Кронштадтский дневник - стр. 21
А ведь я просил отпустить меня с машиной, которую предназначали для эвакуации людей, и с этой машиной из-за линии окружения привезти мешок муки. Начальник вызвал комиссара, который особенно не разъярялся, но сказал, что я не знаю устава. Я промолчал, но вообще-то существует несколько форм обращения к начальству: по команде и лично по партийной и гражданской линии. В общем, я влип и меня могут разжаловать, придется писать письмо в ЦК и отнимать у них время на разбирательство.
В порту кормят подходяще, судя по сегодняшнему дню: щи на первое и кашу перловую на второе – на обед, суп пшенный – на ужин. Получается для каждого в день: крупы 110 г., свеклы 50 г., капусты 50 г., жиров 25 г., сметаны 20 гр., вполне неплохо.
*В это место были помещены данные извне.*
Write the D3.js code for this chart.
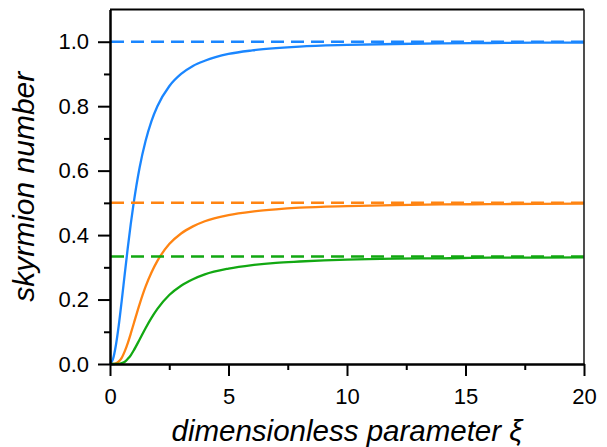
<!DOCTYPE html>
<html>
<head>
<meta charset="utf-8">
<script src="https://cdn.jsdelivr.net/npm/d3@7"></script>
<style>
  html, body { margin: 0; padding: 0; background: #fff; }
  svg { display: block; }
  text { font-family: "Liberation Sans", Arial, sans-serif; }
</style>
</head>
<body>
<svg id="chart" width="607" height="447"></svg>
<script>
// ---- data ----
const xi = [0, 0.125, 0.25, 0.375, 0.5, 0.625, 0.75, 0.875, 1, 1.25, 1.5, 1.75, 2, 2.5, 3, 3.5, 4, 5, 6, 7, 8, 10, 12, 14, 16, 18, 20];
const blueVals   = [0, 0.015, 0.059, 0.123, 0.200, 0.281, 0.360, 0.434, 0.500, 0.610, 0.692, 0.754, 0.800, 0.862, 0.900, 0.925, 0.941, 0.962, 0.973, 0.980, 0.985, 0.990, 0.993, 0.995, 0.996, 0.997, 0.9975];
const orangeVals = [0, 0.0001, 0.002, 0.008, 0.020, 0.040, 0.065, 0.094, 0.125, 0.186, 0.240, 0.284, 0.320, 0.372, 0.405, 0.427, 0.443, 0.462, 0.473, 0.480, 0.485, 0.490, 0.493, 0.495, 0.496, 0.497, 0.4975];
const greenVals  = [0, 0, 0.0001, 0.0006, 0.003, 0.007, 0.016, 0.027, 0.042, 0.076, 0.111, 0.143, 0.171, 0.214, 0.243, 0.263, 0.278, 0.296, 0.307, 0.314, 0.318, 0.324, 0.327, 0.328, 0.330, 0.330, 0.331];
const limits = [1.0, 0.5, 1/3];
const seriesColors = ["#1a86ff", "#ff8412", "#12a812"];
const xTicks = [0, 5, 10, 15, 20];
const xMinorTicks = [2.5, 7.5, 12.5, 17.5];
const yTicks = [0.0, 0.2, 0.4, 0.6, 0.8, 1.0];
const yMinorTicks = [0.1, 0.3, 0.5, 0.7, 0.9];
const xLabel = "dimensionless parameter ξ";
const yLabel = "skyrmion number";

// ---- layout ----
const svg = d3.select("#chart");
const W = 607, H = 447;
const m = { left: 110, right: 23, top: 9.5, bottom: 83 };

const x = d3.scaleLinear().domain([0, 20]).range([m.left, W - m.right]);
const y = d3.scaleLinear().domain([0, 1.1]).range([H - m.bottom, m.top]);

const series = [blueVals, orangeVals, greenVals];

// curves
const line = d3.line()
  .x((d, i) => x(xi[i]))
  .y(d => y(d))
  .curve(d3.curveMonotoneX);

series.forEach((vals, k) => {
  svg.append("path")
    .attr("d", line(vals))
    .attr("fill", "none")
    .attr("stroke", seriesColors[k])
    .attr("stroke-width", 2.3);
});

// dashed limit lines
limits.forEach((v, k) => {
  svg.append("line")
    .attr("x1", x(0) + 1).attr("x2", x(20))
    .attr("y1", y(v)).attr("y2", y(v))
    .attr("stroke", seriesColors[k])
    .attr("stroke-width", 2.5)
    .attr("stroke-dasharray", "13,7");
});

// frame (top & right)
svg.append("line").attr("x1", x(0)).attr("x2", x(20)).attr("y1", y(1.1)).attr("y2", y(1.1))
  .attr("stroke", "#000").attr("stroke-width", 2);
svg.append("line").attr("x1", x(20)).attr("x2", x(20)).attr("y1", y(1.1)).attr("y2", y(0))
  .attr("stroke", "#222").attr("stroke-width", 1.6);

// axes
const fmtY = d3.format(".1f");
const gx = svg.append("g").attr("transform", `translate(0,${y(0)})`)
  .call(d3.axisBottom(x).tickValues(xTicks).tickSize(12).tickSizeOuter(0).tickPadding(12).tickFormat(d3.format("d")));
const gxm = svg.append("g").attr("transform", `translate(0,${y(0)})`)
  .call(d3.axisBottom(x).tickValues(xMinorTicks).tickSize(6).tickSizeOuter(0).tickFormat(""));
const gy = svg.append("g").attr("transform", `translate(${x(0)},0)`)
  .call(d3.axisLeft(y).tickValues(yTicks).tickSize(12).tickSizeOuter(0).tickPadding(9).tickFormat(fmtY));
const gym = svg.append("g").attr("transform", `translate(${x(0)},0)`)
  .call(d3.axisLeft(y).tickValues(yMinorTicks).tickSize(6).tickSizeOuter(0).tickFormat(""));

[gx, gxm, gy, gym].forEach(g => {
  g.select(".domain").attr("stroke", "#000").attr("stroke-width", 2);
  g.selectAll(".tick line").attr("stroke", "#000").attr("stroke-width", 2);
  g.selectAll(".tick text").attr("fill", "#000").style("font-size", "22px")
    .style("font-family", "'Liberation Sans', Arial, sans-serif");
});

// axis titles
svg.append("text")
  .attr("x", x(10)).attr("y", 441)
  .attr("text-anchor", "middle")
  .style("font-size", "29.5px").style("font-style", "italic")
  .attr("fill", "#000")
  .text(xLabel);

svg.append("text")
  .attr("transform", `translate(34,${(y(0) + y(1.1)) / 2}) rotate(-90)`)
  .attr("text-anchor", "middle")
  .style("font-size", "30px").style("font-style", "italic")
  .attr("fill", "#000")
  .text(yLabel);
</script>
</body>
</html>
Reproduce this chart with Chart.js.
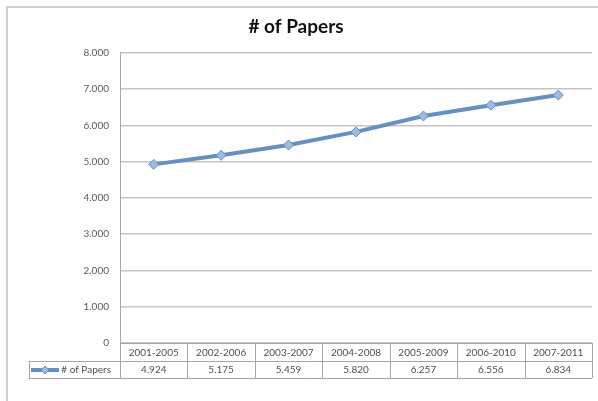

Люба пишет, что она гордится, что я защищаю подступы к Ленинграду, а я выходит не только не защищаю, но чуть ли не вредитель, ведь в последнее время в конструкторском отделе завода не так много работы, а хочется быть полезным.
Эх, горе мое – это мой язык и жалость к людям.
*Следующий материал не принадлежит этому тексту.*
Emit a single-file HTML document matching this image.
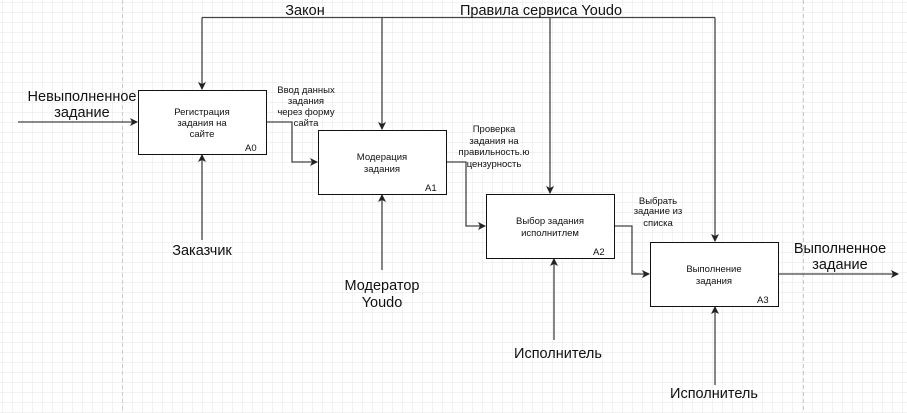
<!DOCTYPE html>
<html><head><meta charset="utf-8"><style>
body{margin:0;background:#fff}
svg{display:block}
text{font-family:"Liberation Sans",sans-serif;fill:#111}
.s{font-size:9.5px}
.b{font-size:14.5px}
</style></head><body>
<svg width="907" height="413" viewBox="0 0 907 413" xmlns="http://www.w3.org/2000/svg">
<defs>
<pattern id="g" width="10" height="10" patternUnits="userSpaceOnUse" x="2" y="2">
<path d="M10 0H0V10" fill="none" stroke="#e6e6e6" stroke-width="1"/>
</pattern>
<marker id="a" markerWidth="8" markerHeight="8" refX="7" refY="4" orient="auto" markerUnits="userSpaceOnUse">
<path d="M0 0L8 4L0 8L2 4Z" fill="#222"/>
</marker>
</defs>
<rect width="907" height="413" fill="url(#g)"/>
<line x1="122.5" y1="0" x2="122.5" y2="413" stroke="#ccc" stroke-dasharray="4 3"/>
<line x1="803.5" y1="0" x2="803.5" y2="413" stroke="#ccc" stroke-dasharray="4 3"/>
<g fill="none" stroke="#444" stroke-width="1.3">
<path d="M202 17.5H715"/>
<path d="M202 17.5V89" marker-end="url(#a)"/>
<path d="M382 17.5V129" marker-end="url(#a)"/>
<path d="M550 17.5V193" marker-end="url(#a)"/>
<path d="M715 17.5V241" marker-end="url(#a)"/>
<path d="M18 122H137" marker-end="url(#a)"/>
<path d="M266 122H292V162H317" marker-end="url(#a)"/>
<path d="M446 162H466V226H485" marker-end="url(#a)"/>
<path d="M614 226H632V274H649" marker-end="url(#a)"/>
<path d="M778 274H898" marker-end="url(#a)"/>
<path d="M202 240V155" marker-end="url(#a)"/>
<path d="M382 270V195" marker-end="url(#a)"/>
<path d="M554 340V259" marker-end="url(#a)"/>
<path d="M715 385V307" marker-end="url(#a)"/>
</g>
<g fill="#fff" stroke="#111" stroke-width="1">
<rect x="138.5" y="90.5" width="128" height="64"/>
<rect x="318.5" y="130.5" width="128" height="64"/>
<rect x="486.5" y="194.5" width="128" height="64"/>
<rect x="650.5" y="242.5" width="128" height="64"/>
</g>
<g class="s" text-anchor="middle">
<text x="202" y="115">Регистрация</text><text x="202" y="126">задания на</text><text x="202" y="137">сайте</text>
<text x="382" y="160">Модерация</text><text x="382" y="172">задания</text>
<text x="550" y="224">Выбор задания</text><text x="550" y="236">исполнитлем</text>
<text x="714" y="272">Выполнение</text><text x="714" y="284">задания</text>
<text x="306" y="93">Ввод данных</text><text x="306" y="104">задания</text><text x="306" y="115">через форму</text><text x="306" y="126">сайта</text>
<text x="494" y="132">Проверка</text><text x="494" y="144">задания на</text><text x="494" y="155">правильность.ю</text><text x="494" y="167">цензурность</text>
<text x="658" y="204">Выбрать</text><text x="658" y="214">задание из</text><text x="658" y="226">списка</text>
</g>
<g class="s">
<text x="245" y="151">A0</text><text x="425" y="191">A1</text><text x="593" y="255">A2</text><text x="757" y="303">A3</text>
</g>
<g class="b" text-anchor="middle">
<text x="305" y="15">Закон</text>
<text x="541" y="15">Правила сервиса Youdo</text>
<text x="82" y="101">Невыполненное</text><text x="82" y="117">задание</text>
<text x="840" y="253">Выполненное</text><text x="840" y="269">задание</text>
<text x="202" y="255">Заказчик</text>
<text x="382" y="290">Модератор</text><text x="382" y="307">Youdo</text>
<text x="558" y="358">Исполнитель</text>
<text x="714" y="398">Исполнитель</text>
</g>
</svg>
</body></html>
Последние дни немцы начали постреливать, но наши пушки дают более мощный огонь, хотя со стороны немцев заметно оживление на нашем участке фронта. Немцев потихоньку отгоняют на многих направлениях и возвращают населенные пункты, но немцы сопротивляются.
27 декабря 41
Обещают добавить хлеба. Говорят, что введут завтраки, тогда можно будет перенести завтрак и прибавить его к ужину.
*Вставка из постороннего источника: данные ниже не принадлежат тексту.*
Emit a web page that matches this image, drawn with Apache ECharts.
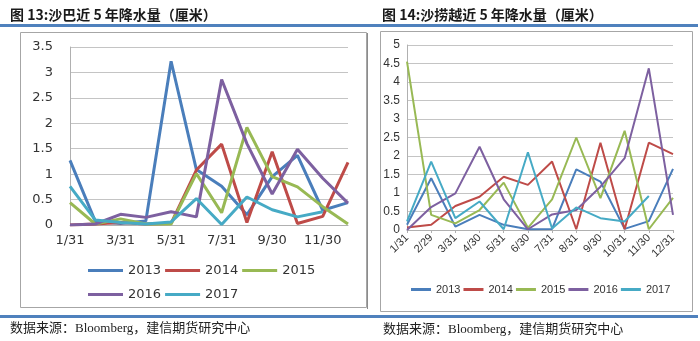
<!DOCTYPE html>
<html>
<head>
<meta charset="utf-8">
<script src="https://cdn.jsdelivr.net/npm/echarts@6/dist/echarts.min.js"></script>
<style>
html,body{margin:0;padding:0;background:#fff;}
#c{width:700px;height:341px;}
</style>
</head>
<body>
<div id="c"></div>
<script>
// ---- Data ----
var years = ['2013', '2014', '2015', '2016', '2017'];
var colors = ['#4a7ebb', '#be4b48', '#98b954', '#7d60a0', '#46aac5'];

// Left: Sabah
var sabahMonths = ['1/31','2/28','3/31','4/30','5/31','6/30','7/31','8/31','9/30','10/31','11/30','12/31'];
var sabah2013 = [1.27, 0.07, 0.03, 0.08, 3.22, 1.09, 0.76, 0.20, 0.95, 1.37, 0.29, 0.44];
var sabah2014 = [0.00, 0.02, 0.05, 0.02, 0.03, 1.08, 1.59, 0.05, 1.44, 0.03, 0.17, 1.23];
var sabah2015 = [0.44, 0.02, 0.12, 0.02, 0.02, 1.01, 0.24, 1.92, 0.95, 0.75, 0.36, 0.02];
var sabah2016 = [0.00, 0.02, 0.21, 0.15, 0.26, 0.16, 2.86, 1.60, 0.61, 1.49, 0.92, 0.43];
var sabah2017 = [0.76, 0.10, 0.05, 0.02, 0.06, 0.52, 0.01, 0.55, 0.30, 0.16, 0.26];
var sabahTicks = [0, 0.5, 1, 1.5, 2, 2.5, 3, 3.5];

// Right: Sarawak
var sarawakMonths = ['1/31','2/29','3/31','4/30','5/31','6/30','7/31','8/31','9/30','10/31','11/30','12/31'];
var sarawak2013 = [0.14, 1.40, 0.09, 0.41, 0.14, 0.02, 0.03, 1.64, 1.31, 0.03, 0.24, 1.65];
var sarawak2014 = [0.07, 0.14, 0.65, 0.90, 1.44, 1.22, 1.85, 0.02, 2.36, 0.02, 2.36, 2.05];
var sarawak2015 = [4.55, 0.41, 0.18, 0.54, 1.28, 0.06, 0.83, 2.50, 0.86, 2.68, 0.02, 0.87];
var sarawak2016 = [0.00, 0.62, 0.99, 2.25, 0.83, 0.02, 0.42, 0.54, 1.17, 1.94, 4.37, 0.41];
var sarawak2017 = [0.23, 1.85, 0.32, 0.77, 0.02, 2.10, 0.04, 0.61, 0.32, 0.23, 0.92];
var sarawakTicks = [0, 0.5, 1, 1.5, 2, 2.5, 3, 3.5, 4, 4.5, 5];

var sabahData = [sabah2013, sabah2014, sabah2015, sabah2016, sabah2017];
var sarawakData = [sarawak2013, sarawak2014, sarawak2015, sarawak2016, sarawak2017];

// ---- Chart ----
var chart = echarts.init(document.getElementById('c'), null, {renderer: 'canvas'});
var series = [];
years.forEach(function (y, i) {
  series.push({
    name: y, type: 'line', xAxisIndex: 0, yAxisIndex: 0,
    data: sabahData[i], symbol: 'none', silent: true,
    lineStyle: {width: 3, color: colors[i]}, itemStyle: {color: colors[i]}
  });
});
years.forEach(function (y, i) {
  series.push({
    name: y, type: 'line', xAxisIndex: 1, yAxisIndex: 1,
    data: sarawakData[i], symbol: 'none', silent: true,
    lineStyle: {width: 2, color: colors[i]}, itemStyle: {color: colors[i]}
  });
});

var gridColor = '#c4c4c4';
var axisGrey = '#b0b0b0';

var option = {
  animation: false,
  color: colors,
  grid: [
    {left: 70, top: 47, width: 278, height: 178},
    {left: 407, top: 45, width: 266, height: 185}
  ],
  xAxis: [
    {
      type: 'category', gridIndex: 0, data: sabahMonths, boundaryGap: false,
      axisLine: {lineStyle: {color: axisGrey, width: 1}},
      axisTick: {show: false},
      axisLabel: {interval: 1, margin: 9, fontSize: 13, fontFamily: 'DejaVu Sans', color: '#333'}
    },
    {
      type: 'category', gridIndex: 1, data: sarawakMonths, boundaryGap: false,
      axisLine: {lineStyle: {color: axisGrey, width: 1}},
      axisTick: {show: true, length: 3, alignWithLabel: true, lineStyle: {color: axisGrey}},
      axisLabel: {interval: 0, rotate: 45, margin: 6, fontSize: 11, fontFamily: 'Liberation Sans', color: '#333'}
    }
  ],
  yAxis: [
    {
      type: 'value', gridIndex: 0, min: sabahTicks[0], max: sabahTicks[sabahTicks.length - 1], interval: 0.5,
      axisLine: {show: true, lineStyle: {color: axisGrey}},
      axisTick: {show: false},
      splitLine: {lineStyle: {color: gridColor, width: 1}},
      axisLabel: {margin: 17, fontSize: 13, fontFamily: 'DejaVu Sans', color: '#333'}
    },
    {
      type: 'value', gridIndex: 1, min: sarawakTicks[0], max: sarawakTicks[sarawakTicks.length - 1], interval: 0.5,
      axisLine: {show: true, lineStyle: {color: axisGrey}},
      axisTick: {show: false},
      splitLine: {lineStyle: {color: gridColor, width: 1}},
      axisLabel: {margin: 7, fontSize: 12, fontFamily: 'Liberation Sans', color: '#333'}
    }
  ],
  legend: [
    {
      data: years.slice(0, 3), left: 83, top: 259, orient: 'horizontal',
      icon: 'rect', itemWidth: 35, itemHeight: 3, itemGap: 4,
      textStyle: {fontSize: 13, fontFamily: 'DejaVu Sans', color: '#333'},
      selectedMode: false
    },
    {
      data: years.slice(3), left: 83, top: 283, orient: 'horizontal',
      icon: 'rect', itemWidth: 35, itemHeight: 3, itemGap: 4,
      textStyle: {fontSize: 13, fontFamily: 'DejaVu Sans', color: '#333'},
      selectedMode: false
    },
    {
      data: years, left: 411, top: 284, width: 285, orient: 'horizontal',
      icon: 'rect', itemWidth: 20, itemHeight: 3, itemGap: 3, padding: 0,
      textStyle: {fontSize: 11, fontFamily: 'Liberation Sans', color: '#333'},
      selectedMode: false
    }
  ],
  graphic: [
    {type: 'rect', silent: true, shape: {x: 0, y: 24, width: 698, height: 3}, style: {fill: '#4f81bd'}},
    {type: 'rect', silent: true, shape: {x: 0, y: 315, width: 698, height: 3}, style: {fill: '#4f81bd'}},
    {type: 'rect', silent: true, shape: {x: 20.5, y: 32.5, width: 346, height: 275}, style: {fill: 'none', stroke: '#a6a6a6', lineWidth: 1}},
    {type: 'line', silent: true, shape: {x1: 367.5, y1: 33, x2: 367.5, y2: 309}, style: {stroke: '#8c8c8c', lineWidth: 1}},
    {type: 'rect', silent: true, shape: {x: 380.5, y: 31.5, width: 312, height: 280}, style: {fill: 'none', stroke: '#a6a6a6', lineWidth: 1}},
    {type: 'text', silent: true, x: 10, y: 15, style: {text: '图 13:沙巴近 5 年降水量（厘米）', font: 'bold 14px "Noto Sans CJK SC"', fill: '#1a1a1a', textVerticalAlign: 'middle'}},
    {type: 'text', silent: true, x: 382, y: 15, style: {text: '图 14:沙捞越近 5 年降水量（厘米）', font: 'bold 14px "Noto Sans CJK SC"', fill: '#1a1a1a', textVerticalAlign: 'middle'}},
    {type: 'text', silent: true, x: 10, y: 329, style: {text: '数据来源：Bloomberg，建信期货研究中心', font: '13px "Liberation Serif", "Noto Sans CJK SC"', fill: '#222', textVerticalAlign: 'middle'}},
    {type: 'text', silent: true, x: 383, y: 330, style: {text: '数据来源：Bloomberg，建信期货研究中心', font: '13px "Liberation Serif", "Noto Sans CJK SC"', fill: '#222', textVerticalAlign: 'middle'}}
  ],
  series: series
};
chart.setOption(option);
</script>
</body>
</html>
Кайдалов сегодня рассказал, что наш хлеб, по сравнению с ленинградским, – пирожное. Похудел он в Ленинграде жутко. Вот я и думаю сейчас, что мое письмо было глупостью: я смотрел со своей колокольни, получилось нехорошо. Командиры плохо ходят, покачиваются, по трапу тяжело подниматься, но мне легче, чем другим: я сам ем свой паек, а другие отдают семье.
Надо съездить после Нового года к маме, как она, если с питанием до такой степени там плохо?